毎日新聞のコラム「今週の本棚・なつかしい一冊」に柚木麻子・選 『ハイジ』=J・シュピーリ作、矢川澄子・訳(福音館書店)が取り上げられている(11月14日付け)。
大人になって一番良かったことは、小さな頃、活字で読んで「これはなんだろう?」と不思議に思っていた食べ物を味わえることだ。ザリガニもプディングもオートミールも初めて食べた時は感動した。そんな中、今もなかなかチャンスに恵まれないのは「若草物語」のライムの塩漬けと「ハイジ」のヤギのミルクである。
「ハイジ」は小学校低学年の頃、のめり込んだ一冊だ。舞台はアルプスで、私が好きな寄宿舎やパフスリーブやお茶会は登場しない。一番気にしている食描写もほぼパン、ヤギのミルク、チーズのみ。でも、他の児童文学と決定的な違いがあった。それは、クララの家でロッテンマイヤーさんから授業を受けるようになるまで、ハイジが誰からも叱られないところだ。「長くつ下のピッピ」の主人公も同じく叱られないキャラクターだけれど、彼女は経済的に自立しているので、例外とする。(後略)
私が子供の頃飲んでいたのはそのヤギのミルクだった。祖父が孫たちにミルクを飲ませるためにヤギを飼っていた。そのヤギをもらいに祖父に連れられて遠い農家へ行ったことをおぼろに覚えている。祖父は幼い孫を連れて散歩するときなどにしばしば政治的な話をした。
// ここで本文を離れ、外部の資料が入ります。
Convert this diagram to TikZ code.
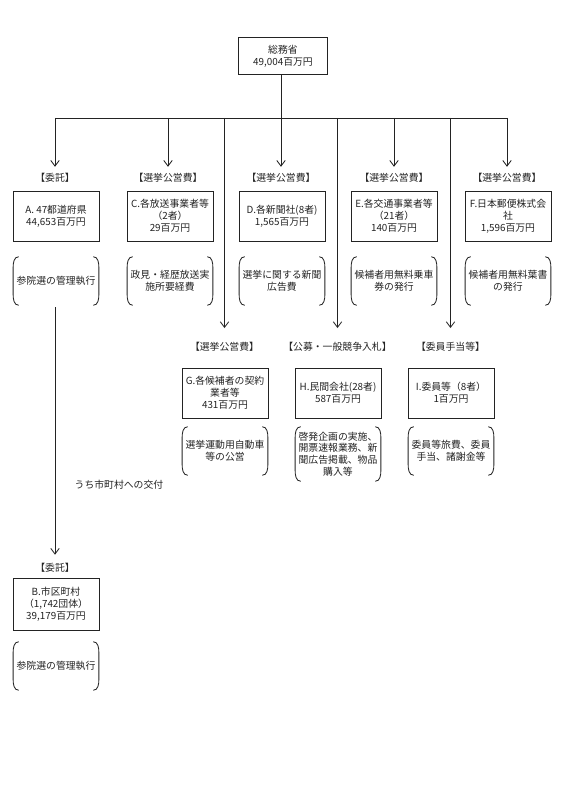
\documentclass[tikz,border=0pt]{standalone}
\usepackage{xcolor}
\usepackage{fontspec}
\setmainfont{Noto Sans CJK JP}
\usepackage{tikz}
\usetikzlibrary{arrows.meta, positioning}
\definecolor{mydark}{RGB}{35,35,35}
\newcommand{\jfont}{\fontsize{7pt}{8.4pt}\selectfont}
\tikzset{
  box/.style={rectangle, draw=mydark, text=mydark, minimum width=2.15cm,
    minimum height=1.25cm, align=center, font=\jfont, inner sep=1pt,
    line width=0.6pt},
  topbox/.style={box, minimum width=2.225cm, minimum height=0.925cm},
  tallbox/.style={box, minimum height=1.3cm},
  tag/.style={font=\jfont, text=mydark, inner sep=1pt},
  paren/.style={rectangle, minimum width=2.13cm, minimum height=1.2cm,
    align=center, font=\jfont, text=mydark, inner sep=1pt},
  arrow/.style={-{Straight Barb[length=4pt,width=6pt]}, line width=0.6pt, color=mydark},
  line/.style={line width=0.6pt, color=mydark}
}

\begin{document}
\begin{tikzpicture}[x=0.025cm, y=-0.025cm]
  \useasboundingbox (0,0) rectangle (562,799);
  % top
  \node[topbox] (moe) at (283,56) {総務省\\49,004百万円};
  \foreach \n/\x in {a/55, c/168, d/281, e/394, f/507, g/224.5, h/337.5, i/450.5}
    \coordinate (j\n) at (\x,118);
  \draw[line] (moe.south -| jd) -- (jd);
  \draw[line] (ja) -- (jf);
  % first row
  \node[tag] (ta) at (55,178) {【委託】};
  \node[tag] (tc) at (168,178) {【選挙公営費】};
  \node[tag] (td) at (281,178) {【選挙公営費】};
  \node[tag] (te) at (394,178) {【選挙公営費】};
  \node[tag] (tf) at (507,178) {【選挙公営費】};
  \node[box] (a) at (56,216) {A. 47都道府県\\44,653百万円};
  \node[box] (c) at (170,216) {C.各放送事業者等\\（2者）\\29百万円};
  \node[box] (d) at (282,216) {D.各新聞社(8者)\\1,565百万円};
  \node[box] (e) at (394,216) {E.各交通事業者等\\（21者）\\140百万円};
  \node[box] (f) at (508,216) {F.日本郵便株式会\\社\\1,596百万円};
  \node[paren] (pa) at (56,281) {参院選の管理執行};
  \node[paren] (pc) at (170,281) {政見・経歴放送実\\施所要経費};
  \node[paren] (pd) at (282,281) {選挙に関する新聞\\広告費};
  \node[paren] (pe) at (394,281) {候補者用無料乗車\\券の発行};
  \node[paren] (pf) at (508,281) {候補者用無料葉書\\の発行};
  % second row
  \node[tag] (tg) at (224.5,347) {【選挙公営費】};
  \node[tag] (th) at (337.5,347) {【公募・一般競争入札】};
  \node[tag] (ti) at (450.5,347) {【委員手当等】};
  \node[box] (g) at (225,393) {G.各候補者の契約\\業者等\\431百万円};
  \node[box] (h) at (338,393) {H.民間会社(28者)\\587百万円};
  \node[box] (i) at (451,393) {I.委員等（8者）\\1百万円};
  \node[paren] (pg) at (225,451) {選挙運動用自動車\\等の公営};
  \node[paren, minimum height=1.35cm] (ph) at (338,454) {啓発企画の実施、\\開票速報業務、新\\聞広告掲載、物品\\購入等};
  \node[paren] (pi) at (451,451) {委員等旅費、委員\\手当、諸謝金等};
  % municipalities
  \node[tag, anchor=west] (note) at (73,485) {うち市町村への交付};
  \node[tag] (tb) at (55,568) {【委託】};
  \node[tallbox] (b) at (56,604) {B.市区町村\\（1,742団体）\\39,179百万円};
  \node[paren] (pb) at (56,666) {参院選の管理執行};
  % arrows
  \foreach \n in {a,c,d,e,f}
    \draw[arrow, shorten >=3.5pt] (j\n) -- (t\n.north);
  \foreach \n in {g,h,i}
    \draw[arrow, shorten >=9pt] (j\n) -- (t\n.north);
  \draw[arrow, shorten <=1.4pt, shorten >=5pt] (pa.south -| ja) -- (tb.north);
  % round brackets
  \foreach \n in {pa,pb,pc,pd,pe,pf,pg,ph,pi} {
    \draw[line] ([xshift=4pt]\n.north west) to[out=180,in=90] ([yshift=-8pt]\n.north west)
      -- ([yshift=8pt]\n.south west) to[out=-90,in=180] ([xshift=4pt]\n.south west);
    \draw[line] ([xshift=-4pt]\n.north east) to[out=0,in=90] ([yshift=-8pt]\n.north east)
      -- ([yshift=8pt]\n.south east) to[out=-90,in=0] ([xshift=-4pt]\n.south east);
  }
\end{tikzpicture}
\end{document}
たぶん私以外にそんなことを話す相手がいなかったのだろう。小学校低学年で私は歴代首相の名前とその大まかな(不)業績を知っていた。
祖父はヤギのエサとするために家の周りにニセアカシアを植えた。山羊はニセアカシアの葉を好んで食べたが、一方ニセアカシアの繁殖力は半端ではなかった。家の周囲の石垣などにどんどんはびこって行った。それを刈り取るのも大変だった。
ある時ヤギが死んだ。病気だったのだろうか。祖父が解体したが、母がこれは違法だから人に言うなと口止めした。山羊のミルクが飲めなくなったので、隣の農家から牛のミルクを頒けてもらうことにした。初めて牛のミルクを飲んだ時のことは60年以上前だというのにまだ憶えている。この水っぽいミルクは何だ! というものだった。
しかし、以来ヤギのミルクは飲んでいない。
今年もバレンタインのチョコをくれたのは娘だけだった。ホワイトデイのお返しにヤギのチーズとヒツジのチーズを選んで喜ばれた。